U.S. Pat. Nos. 3,931,319 (Jan. 6, 1976), 4,001,432 (Jan. 4, 1977) and 4,012,446 (Mar. 15, 1977), all issued to Green, et al., disclose a group of high molecular weight “capped” linear polymeric quaternary ammonium compounds found to be effective microbiocides (antimicrobials). The Green, et al. compounds are “capped” in the sense that both ends of the chains terminate in quaternary ammonium moieties. In a continuation-in-part application, now U.S. Pat. No. 4,027,020 (May 31, 1977), Green, et al. disclose a process for making randomly capped linear polymeric quaternary ammonium compounds; that is, the polymers produced by the improved process include those with very short chain lengths as well as those having relatively long chain lengths. These compounds were also found to have antimicrobial activity.
U.S. Pat. Nos. 4,407,791 (Oct. 4, 1983) and 4,525,346 (Jun. 25, 1985), both issued to Stark, disclose disinfecting solutions for contact lenses, wherein the aqueous solutions contain the Green, et al. polymers, including the compound polyquaternium-1, commercially known as Onamer M® or PolyQuad®.

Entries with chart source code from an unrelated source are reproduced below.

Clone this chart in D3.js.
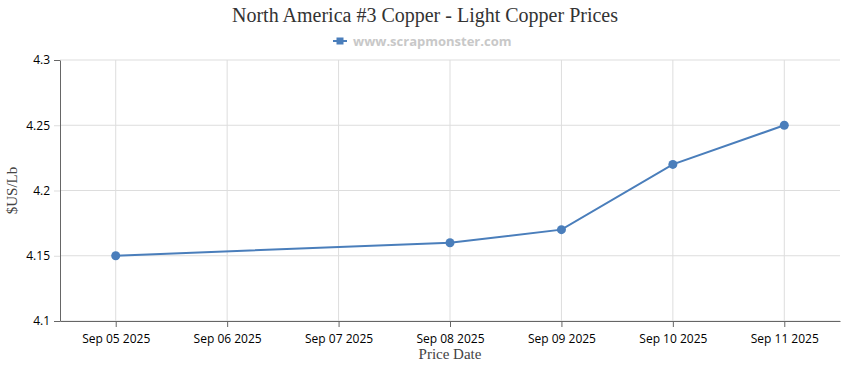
<!DOCTYPE html>
<html>
<head>
<meta charset="utf-8">
<script src="https://cdn.jsdelivr.net/npm/d3@7"></script>
<style>
  body { margin: 0; background: #fff; }
  .tick text { font-family: "Open Sans", "Noto Sans", sans-serif; font-size: 12px; fill: #000; }
</style>
</head>
<body>
<div id="chart"></div>
<script>
// data
const dates = ["Sep 05 2025", "Sep 06 2025", "Sep 07 2025", "Sep 08 2025", "Sep 09 2025", "Sep 10 2025", "Sep 11 2025"];
const prices = [4.15, null, null, 4.16, 4.17, 4.22, 4.25];
const yTicks = [4.1, 4.15, 4.2, 4.25, 4.3];

const W = 850, H = 370;
const margin = {top: 60, right: 10, bottom: 49, left: 60};
const width = W - margin.left - margin.right,
      height = H - margin.top - margin.bottom;

const svg = d3.select("#chart").append("svg")
  .attr("width", W).attr("height", H);

// title + legend
svg.append("text")
  .attr("x", W / 2).attr("y", 22)
  .attr("text-anchor", "middle")
  .style("font-family", "'Liberation Serif', 'Times New Roman', serif")
  .style("font-size", "20px").style("fill", "#333")
  .text("North America #3 Copper - Light Copper Prices");

const lg = svg.append("g").attr("transform", "translate(333,41)");
lg.append("line").attr("x1", 0).attr("x2", 14).attr("y1", 0).attr("y2", 0)
  .attr("stroke", "#4a7ebb").attr("stroke-width", 2);
lg.append("rect").attr("x", 3.5).attr("y", -3.5).attr("width", 7).attr("height", 7).attr("fill", "#4a7ebb");
lg.append("text").attr("x", 20).attr("y", 4.5)
  .style("font-family", "'Open Sans', 'Noto Sans', sans-serif")
  .style("font-size", "13px").style("font-weight", "bold").style("fill", "#c8c8c8")
  .text("www.scrapmonster.com");

const g = svg.append("g").attr("transform", `translate(${margin.left},${margin.top})`);

const x = d3.scalePoint().domain(dates).range([0, width]).padding(0.5);
const y = d3.scaleLinear().domain([4.1, 4.3]).range([height, 0]);

// horizontal grid
g.append("g").selectAll("line").data(yTicks).join("line")
  .attr("x1", 0).attr("x2", width)
  .attr("y1", d => y(d)).attr("y2", d => y(d))
  .attr("stroke", "#ddd");
// vertical grid
g.append("g").selectAll("line").data(dates).join("line")
  .attr("x1", d => x(d)).attr("x2", d => x(d))
  .attr("y1", 0).attr("y2", height)
  .attr("stroke", "#ddd");

// axes
const yAxis = g.append("g")
  .call(d3.axisLeft(y).tickValues(yTicks).tickFormat(d3.format("")).tickSize(6).tickSizeOuter(0).tickPadding(4));
yAxis.select(".domain").attr("stroke", "#666");
yAxis.selectAll(".tick line").attr("stroke", d => (d === 4.1 || d === 4.3) ? "#666" : "#ddd");

const xAxis = g.append("g").attr("transform", `translate(0,${height})`)
  .call(d3.axisBottom(x).tickSize(6).tickSizeOuter(0).tickPadding(7));
xAxis.select(".domain").attr("stroke", "#666");
xAxis.selectAll(".tick line").attr("stroke", "#666");

// axis titles
svg.append("text")
  .attr("transform", `translate(17,${margin.top + height / 2}) rotate(-90)`)
  .attr("text-anchor", "middle")
  .style("font-family", "'Liberation Serif', 'Times New Roman', serif")
  .style("font-size", "15px").style("fill", "#444")
  .text("$US/Lb");
svg.append("text")
  .attr("x", margin.left + width / 2).attr("y", 359)
  .attr("text-anchor", "middle")
  .style("font-family", "'Liberation Serif', 'Times New Roman', serif")
  .style("font-size", "15px").style("fill", "#444")
  .text("Price Date");

// series
const pts = dates.map((d, i) => ({date: d, v: prices[i]})).filter(d => d.v != null);
const line = d3.line().x(d => x(d.date)).y(d => y(d.v));
g.append("path").datum(pts)
  .attr("d", line).attr("fill", "none")
  .attr("stroke", "#4a7ebb").attr("stroke-width", 2);
g.selectAll(".dot").data(pts).join("circle")
  .attr("class", "dot")
  .attr("cx", d => x(d.date)).attr("cy", d => y(d.v))
  .attr("r", 4.5).attr("fill", "#4a7ebb");
</script>
</body>
</html>
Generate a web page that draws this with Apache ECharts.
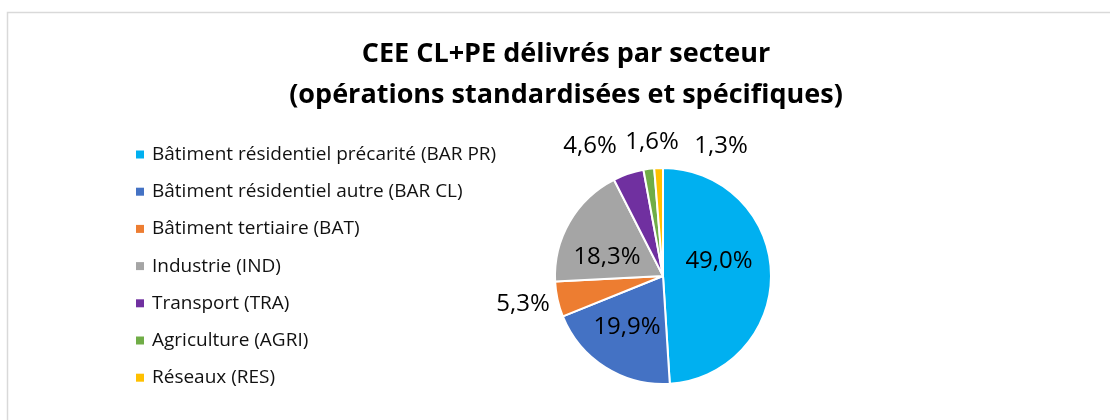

Practitioners involved with developing formulations for use in lens care or ophthalmic compositions for ocular use recognize that there are many trade-offs and choices to be made in developing a particular formulation. In the case of biocidal compounds, for example, it is often found that the more potent biocide is also more toxic to sensitive ocular tissues. Certain agents may also show differential selectivity in activity, is for example, showing a greater or lower level of antibacterial activity against particular microorganisms, or class of microorganisms, e.g., Gram-positive or Gram-negative bacteria, or fungi, e.g., C. Albicans. While in some applications a broad spectrum of activity is desirable, in others a selective activity may be preferred, for example, where the practitioner desires to boost the activity of an existing formulation against a particular microorganisms or class or microorganism.
When optimizing a particular formulation, in addition to demonstrating biocidal activity against a suitable range of microorganisms, there are also several additional factors to consider; for example, mutual compatibility of formulation constituents, relative availability and/or raw material cost, and, in the case of lens care formulations, contact lens uptake, and so on. More recently, increasing concern for the implications of biocide accumulation in the environment, and also the phenomena of antimicrobial resistance are among the new factors to consider when selecting a particular preserving agent.
Considering these challenges, a preservative and/or disinfection agent which has effective antimicrobial activity, preferably across a range of microorganisms, and which also is not toxic and/or damaging to the cornea or other mucosal tissues, does not cause irritation to the sensitive tissues of the eye, ear or nose, and is also comfortable to use would be highly desirable. In addition, a preservative which is compatible with the articles of its intended use as well as with other formulation components would be likewise desirable. Finally, a preservative which is readily degraded into nontoxic and biologically inactive products after its intended purpose has been achieved in vivo, as well as in the environment, would likewise be considered highly advantageous. The present invention is directed to satisfying one or more of these needs.